Monday, July 26, 2010

The past may come back to bite you...

There's a sign on the window by my office door that points out that I'm not young enough to know everything (kids read it sometimes, and go, well, of course...)...and yet sometimes you see the bulletproof young heading towards disaster - or at least, problems - assuming they're teflon-coated, when you know they aren't.  Internet privacy's one of those problems.

In The Web Means the End of Forgetting, (NY Times) Jeffrey Rosen discusses how publication of information about individuals can influence present circumstances, future prospects, eliminate opportunities.

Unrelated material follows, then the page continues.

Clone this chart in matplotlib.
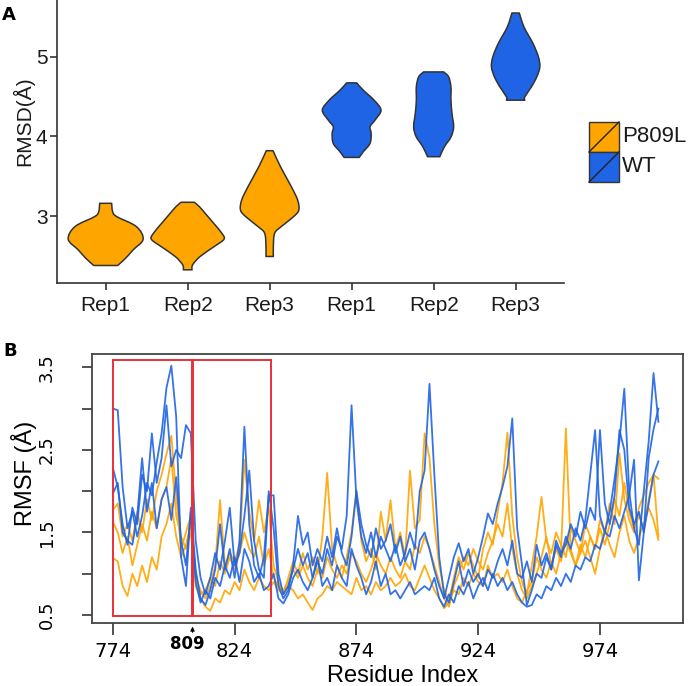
import numpy as np
import matplotlib.pyplot as plt
from matplotlib.patches import Rectangle, PathPatch
from matplotlib.path import Path

plt.rcParams['font.family'] = ['Liberation Sans', 'DejaVu Sans']

W, H = 693, 686
ORANGE = '#FFA500'
BLUE = '#1F64E4'
EDGE = '#333333'

# ---- panel A: violin outlines (RMSD level, half width) ----
rep_labels = ["Rep1", "Rep2", "Rep3", "Rep1", "Rep2", "Rep3"]
violin_colors = [ORANGE, ORANGE, ORANGE, BLUE, BLUE, BLUE]

p_rep1_y = [3.162, 3.058, 2.996, 2.871, 2.712, 2.579, 2.475, 2.383]
p_rep1_w = [0.073, 0.085, 0.134, 0.374, 0.457, 0.335, 0.244, 0.146]
p_rep2_y = [3.175, 3.121, 3.037, 2.912, 2.787, 2.712, 2.621, 2.496, 2.392, 2.329]
p_rep2_w = [0.081, 0.142, 0.213, 0.317, 0.417, 0.443, 0.325, 0.152, 0.061, 0.053]
p_rep3_y = [3.821, 3.621, 3.371, 3.204, 3.079, 2.996, 2.871, 2.787, 2.621, 2.496]
p_rep3_w = [0.041, 0.132, 0.264, 0.341, 0.356, 0.293, 0.142, 0.061, 0.045, 0.045]
wt_rep1_y = [4.671, 4.579, 4.454, 4.329, 4.204, 4.121, 4.037, 3.912, 3.808, 3.737]
wt_rep1_w = [0.061, 0.142, 0.274, 0.358, 0.285, 0.224, 0.238, 0.224, 0.142, 0.093]
wt_rep2_y = [4.808, 4.746, 4.621, 4.454, 4.287, 4.121, 3.996, 3.871, 3.746]
wt_rep2_w = [0.122, 0.183, 0.211, 0.211, 0.224, 0.244, 0.213, 0.132, 0.075]
wt_rep3_y = [5.546, 5.371, 5.162, 4.996, 4.871, 4.746, 4.621, 4.496, 4.454]
wt_rep3_w = [0.045, 0.102, 0.213, 0.278, 0.295, 0.258, 0.193, 0.112, 0.112]

# ---- panel B: RMSF per residue (every second residue) ----
residues = list(range(774, 999, 2))

wt_run1 = [3.00, 2.98, 2.05, 1.55, 1.75, 1.45, 1.70, 2.10, 1.95, 2.35,
           2.70, 3.25, 3.52, 2.90, 1.20, 0.85, 1.80, 1.05, 0.70, 0.62,
           0.80, 1.05, 1.60, 1.05, 1.30, 0.95, 1.40, 2.78, 1.60, 1.10,
           0.95, 1.20, 1.95, 1.95, 1.00, 0.75, 0.85, 1.05, 1.30, 1.10,
           1.25, 0.95, 1.15, 1.00, 1.30, 1.10, 1.45, 1.30, 1.70, 3.04,
           1.90, 1.45, 1.25, 1.50, 1.20, 1.45, 1.30, 1.15, 1.35, 1.10,
           1.25, 1.50, 1.30, 2.00, 2.25, 3.30, 2.20, 1.20, 0.75, 0.65,
           0.90, 1.15, 0.85, 1.05, 0.90, 1.00, 0.85, 1.05, 0.95, 1.15,
           1.30, 1.10, 1.40, 1.00, 0.95, 1.15, 0.90, 1.35, 1.10, 1.25,
           1.05, 1.35, 1.20, 1.45, 1.30, 1.55, 1.40, 1.65, 2.20, 2.74,
           1.70, 1.50, 1.75, 2.15, 2.60, 3.24, 2.00, 1.55, 1.35, 2.00,
           2.60, 3.43, 2.84]
wt_run2 = [2.28, 2.05, 1.60, 1.35, 1.80, 1.60, 2.20, 2.00, 2.70, 2.10,
           2.40, 3.04, 2.30, 2.50, 2.40, 2.80, 2.70, 1.40, 0.95, 0.75,
           0.95, 1.25, 1.05, 1.40, 1.80, 1.10, 1.25, 1.70, 2.25, 1.40,
           1.05, 0.95, 2.00, 1.55, 0.85, 0.70, 0.80, 1.10, 1.70, 1.35,
           1.50, 1.10, 1.30, 1.15, 1.45, 1.20, 1.55, 1.25, 1.10, 1.45,
           2.00, 1.60, 1.35, 1.20, 1.55, 1.30, 1.40, 1.60, 1.25, 1.45,
           1.15, 1.30, 1.05, 1.40, 1.50, 1.30, 1.05, 0.85, 0.70, 0.95,
           1.20, 1.37, 1.15, 1.30, 1.00, 1.20, 1.45, 1.73, 1.60, 1.85,
           2.05, 2.30, 2.88, 1.55, 1.10, 0.62, 0.80, 1.00, 0.95, 1.20,
           1.05, 1.40, 1.25, 1.35, 1.60, 1.45, 1.75, 1.55, 1.80, 1.65,
           2.74, 1.85, 1.60, 1.95, 2.74, 2.50, 1.80, 1.60, 1.75, 1.50,
           2.40, 2.75, 3.00]
wt_run3 = [1.97, 2.10, 1.50, 1.40, 1.35, 1.70, 2.40, 1.75, 2.10, 1.55,
           1.90, 2.05, 1.65, 2.17, 1.40, 1.10, 1.75, 0.90, 0.65, 0.80,
           0.70, 0.95, 0.85, 1.10, 0.95, 1.20, 0.90, 1.30, 1.15, 0.90,
           1.00, 0.80, 0.85, 1.00, 0.70, 0.64, 0.75, 0.95, 1.05, 0.90,
           0.80, 0.95, 1.20, 0.85, 0.95, 0.80, 1.10, 0.95, 0.85, 1.30,
           1.10, 0.95, 0.75, 0.90, 1.15, 0.85, 1.00, 0.75, 0.80, 0.70,
           0.80, 0.90, 0.75, 0.80, 0.85, 0.80, 0.95, 0.70, 0.60, 0.75,
           0.65, 0.85, 0.75, 0.90, 0.70, 0.85, 0.95, 0.80, 1.00, 0.85,
           0.95, 0.80, 0.90, 0.75, 0.65, 0.60, 0.62, 0.75, 0.70, 0.85,
           0.80, 0.95, 0.85, 1.00, 0.90, 1.10, 1.05, 1.20, 1.15, 1.35,
           1.30, 1.50, 1.45, 1.70, 1.55, 1.75, 1.95, 2.38, 0.92, 1.50,
           1.85, 2.20, 2.36]
mut_run1 = [1.19, 1.15, 0.85, 0.73, 1.00, 0.85, 1.10, 0.90, 1.20, 1.05,
            1.45, 1.60, 1.85, 1.45, 1.20, 1.35, 1.60, 0.85, 0.70, 0.60,
            0.55, 0.70, 0.65, 0.80, 0.75, 0.90, 0.80, 1.05, 0.90, 0.80,
            0.95, 0.85, 0.80, 0.90, 0.80, 0.75, 0.85, 0.80, 0.70, 0.75,
            0.65, 0.56, 0.70, 0.75, 0.85, 0.80, 0.90, 0.85, 0.80, 0.75,
            0.95, 0.80, 0.85, 0.75, 0.90, 0.80, 0.85, 0.95, 0.85, 0.90,
            1.00, 0.85, 0.80, 0.95, 1.10, 0.95, 0.80, 0.70, 0.58, 0.65,
            0.80, 0.75, 0.95, 0.85, 1.00, 0.90, 0.85, 1.10, 0.95, 1.00,
            0.90, 1.05, 0.85, 0.70, 0.65, 0.80, 0.90, 1.20, 1.05, 0.95,
            1.15, 1.00, 1.25, 2.76, 1.30, 1.10, 1.25, 1.40, 1.20, 1.00,
            1.30, 1.55, 1.35, 1.20, 1.50, 1.70, 1.40, 1.25, 1.45, 1.60,
            1.80, 1.65, 1.41]
mut_run2 = [1.63, 1.50, 1.25, 1.45, 1.10, 1.35, 1.60, 1.40, 1.75, 1.55,
            1.90, 2.05, 2.40, 1.70, 1.45, 1.30, 1.50, 0.95, 0.80, 0.70,
            0.85, 1.10, 1.89, 1.10, 1.25, 1.15, 1.35, 2.38, 1.75, 1.40,
            1.89, 1.50, 1.81, 1.10, 0.90, 0.75, 0.95, 1.15, 1.00, 1.25,
            1.05, 1.20, 1.00, 1.45, 2.22, 1.30, 1.10, 0.95, 1.20, 1.50,
            2.01, 1.40, 1.15, 1.30, 1.05, 1.75, 1.40, 1.89, 1.30, 1.50,
            1.20, 2.25, 1.55, 1.65, 2.70, 2.40, 1.60, 1.10, 0.80, 0.68,
            0.95, 1.20, 1.05, 1.25, 1.10, 0.95, 1.30, 1.50, 1.35, 1.75,
            2.10, 2.71, 1.70, 1.20, 0.90, 0.75, 1.10, 1.45, 1.93, 1.40,
            1.25, 1.50, 1.35, 1.20, 1.55, 1.40, 1.25, 1.60, 1.45, 1.30,
            1.65, 1.50, 1.85, 1.60, 2.46, 1.90, 1.65, 1.50, 1.80, 1.95,
            2.10, 2.20, 2.15]
mut_run3 = [1.77, 1.85, 1.45, 1.60, 1.40, 1.75, 1.50, 1.90, 1.65, 2.00,
            2.20, 2.45, 2.67, 1.95, 1.30, 1.50, 1.70, 1.00, 0.75, 0.80,
            0.95, 0.85, 1.15, 1.00, 1.20, 1.05, 1.25, 1.50, 1.30, 1.20,
            1.45, 1.10, 1.30, 0.95, 0.85, 0.80, 0.90, 1.05, 0.95, 1.10,
            0.95, 0.85, 1.05, 0.95, 1.20, 1.05, 0.95, 1.10, 1.00, 1.25,
            1.15, 1.00, 0.90, 1.05, 1.25, 1.10, 1.00, 1.20, 1.05, 0.95,
            1.15, 1.05, 1.35, 1.25, 1.45, 1.30, 1.10, 0.90, 0.70, 0.60,
            0.85, 1.00, 1.20, 1.10, 1.30, 1.15, 1.05, 1.25, 1.40, 1.60,
            1.45, 1.85, 1.30, 1.00, 0.80, 0.70, 0.85, 1.00, 1.20, 1.45,
            1.10, 1.30, 1.15, 1.40, 1.25, 1.10, 1.35, 1.20, 1.45, 1.30,
            1.55, 1.35, 1.60, 1.90, 1.70, 2.10, 1.75, 1.55, 1.70, 1.55,
            1.90, 2.20, 1.45]

x_ticks_b = [774, 824, 874, 924, 974]
y_ticks_b = [0.5, 1.0, 1.5, 2.0, 2.5, 3.0, 3.5]
y_ticklabels_b = ["0.5", "", "1.5", "", "2.5", "", "3.5"]


def smooth_side(pts):
    # Catmull-Rom through the outline points, as cubic bezier segments
    verts, codes = [], []
    n = len(pts)
    for i in range(n - 1):
        p0 = pts[max(i - 1, 0)]
        p1 = pts[i]
        p2 = pts[i + 1]
        p3 = pts[min(i + 2, n - 1)]
        c1 = p1 + (p2 - p0) / 6.0
        c2 = p2 - (p3 - p1) / 6.0
        verts += [c1, c2, p2]
        codes += [Path.CURVE4] * 3
    return verts, codes


def draw_violin(ax, pos, levels, halfw, color):
    levels = np.asarray(levels, float)
    halfw = np.asarray(halfw, float)
    right = np.column_stack([pos + halfw, levels])
    left = np.column_stack([pos - halfw, levels])[::-1]
    verts = [right[0]]
    codes = [Path.MOVETO]
    v, c = smooth_side(right)
    verts += v
    codes += c
    verts.append(left[0])
    codes.append(Path.LINETO)
    v, c = smooth_side(left)
    verts += v
    codes += c
    verts.append(right[0])
    codes.append(Path.CLOSEPOLY)
    ax.add_patch(PathPatch(Path(verts, codes), facecolor=color, edgecolor=EDGE,
                           lw=1.1, joinstyle='round'))


fig = plt.figure(figsize=(W / 100, H / 100), dpi=100)

# ---------------- panel A ----------------
axA = fig.add_axes([57.3 / W, 1 - 283.3 / H, (564 - 57.3) / W, 283.3 / H])
violins = [(p_rep1_y, p_rep1_w), (p_rep2_y, p_rep2_w), (p_rep3_y, p_rep3_w),
           (wt_rep1_y, wt_rep1_w), (wt_rep2_y, wt_rep2_w), (wt_rep3_y, wt_rep3_w)]
for i, (lev, hw) in enumerate(violins):
    draw_violin(axA, i + 1, lev, hw, violin_colors[i])
axA.set_xlim(0.41, 6.59)
axA.set_ylim(2.16, 5.709)
axA.set_xticks(range(1, 7))
axA.set_xticklabels(rep_labels)
axA.set_yticks([3, 4, 5])
for s in ['top', 'right']:
    axA.spines[s].set_visible(False)
for s in ['left', 'bottom']:
    axA.spines[s].set_color(EDGE)
    axA.spines[s].set_linewidth(1.2)
axA.tick_params(axis='both', length=5, width=1.2, color=EDGE, labelsize=15, labelcolor='#1a1a1a')
axA.tick_params(axis='x', pad=4)
axA.tick_params(axis='y', pad=2)

# ---------------- panel B ----------------
axB = fig.add_axes([91.7 / W, 1 - 623 / H, (683 - 91.7) / W, (623 - 354) / H])
for run in [mut_run1, mut_run2, mut_run3]:
    axB.plot(residues, run, color=ORANGE, lw=1.3, alpha=0.9)
for run in [wt_run1, wt_run2, wt_run3]:
    axB.plot(residues, run, color=BLUE, lw=1.3, alpha=0.9)
axB.add_patch(Rectangle((774, 0.49), 32.3, 3.1, fill=False, ec='#E8303A', lw=1.4, zorder=5))
axB.add_patch(Rectangle((806.9, 0.49), 32.2, 3.1, fill=False, ec='#E8303A', lw=1.4, zorder=5))
axB.set_xlim(765.3, 1008.1)
axB.set_ylim(0.403, 3.661)
axB.set_xticks(x_ticks_b)
axB.set_yticks(y_ticks_b)
axB.set_yticklabels(y_ticklabels_b, rotation=90, va='center')
for lab in axB.get_xticklabels() + axB.get_yticklabels():
    lab.set_family('DejaVu Sans')
for s in axB.spines.values():
    s.set_color('#444444')
    s.set_linewidth(1.3)
axB.tick_params(axis='x', length=8.5, width=1.2, color='#333333', labelsize=14, pad=5)
axB.tick_params(axis='y', length=7, width=1.2, color='#333333', labelsize=13, pad=19)
axB.set_xlabel('Residue Index', fontsize=17)
axB.set_ylabel('RMSF (Å)', fontsize=17)
axB.xaxis.set_label_coords(0.5265, -0.155)
axB.yaxis.set_label_coords(-0.092, 0.558)
axB.annotate('', xy=(806.7, -0.003), xytext=(806.7, -0.045),
             xycoords=axB.get_xaxis_transform(), textcoords=axB.get_xaxis_transform(),
             arrowprops=dict(arrowstyle='-|>', color='black', lw=0.8, mutation_scale=6))
axB.text(804.4, -0.078, '809', transform=axB.get_xaxis_transform(), ha='center', va='center',
         fontsize=12, fontweight='bold', family='DejaVu Sans')

# ---------------- overlay: labels and legend ----------------
ov = fig.add_axes([0, 0, 1, 1])
ov.set_xlim(0, W)
ov.set_ylim(H, 0)
ov.axis('off')
ov.text(9, 15, 'A', fontsize=13, fontweight='bold', ha='center', va='center', family='DejaVu Sans')
ov.text(10, 351, 'B', fontsize=13, fontweight='bold', ha='center', va='center', family='DejaVu Sans')
ov.text(23, 121, 'RMSD(Å)', fontsize=15, rotation=90, ha='center', va='center', color='#1a1a1a')
for k, (name, col) in enumerate([("P809L", ORANGE), ("WT", BLUE)]):
    y0 = 122 + 30 * k
    ov.add_patch(Rectangle((589, y0), 30, 30, facecolor=col, edgecolor=EDGE, lw=1.0))
    ov.plot([589, 619], [y0 + 30, y0], color='#222222', lw=1.0)
    ov.text(622, y0 + 15, name, fontsize=16, ha='left', va='center', color='#1a1a1a')

fig.savefig('out.png', dpi=100)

We’ve known for years that the Web allows for unprecedented voyeurism, exhibitionism and inadvertent indiscretion, but we are only beginning to understand the costs of an age in which so much of what we say, and of what others say about us, goes into our permanent — and public — digital files. The fact that the Internet never seems to forget is threatening, at an almost existential level, our ability to control our identities; to preserve the option of reinventing ourselves and starting anew; to overcome our checkered pasts.

Worth reading.  One to share with colleagues, students and children.

Cheers

Ruth

PS. if the lemon tree in your garden is utterly ignored except when you can pick fruit from it, does that benign neglect qualify it for 'organic' status?  If so, today's lemon cupcakes with chocolate icing had organic lemon zest in them... Hurrah for a cupcake Monday!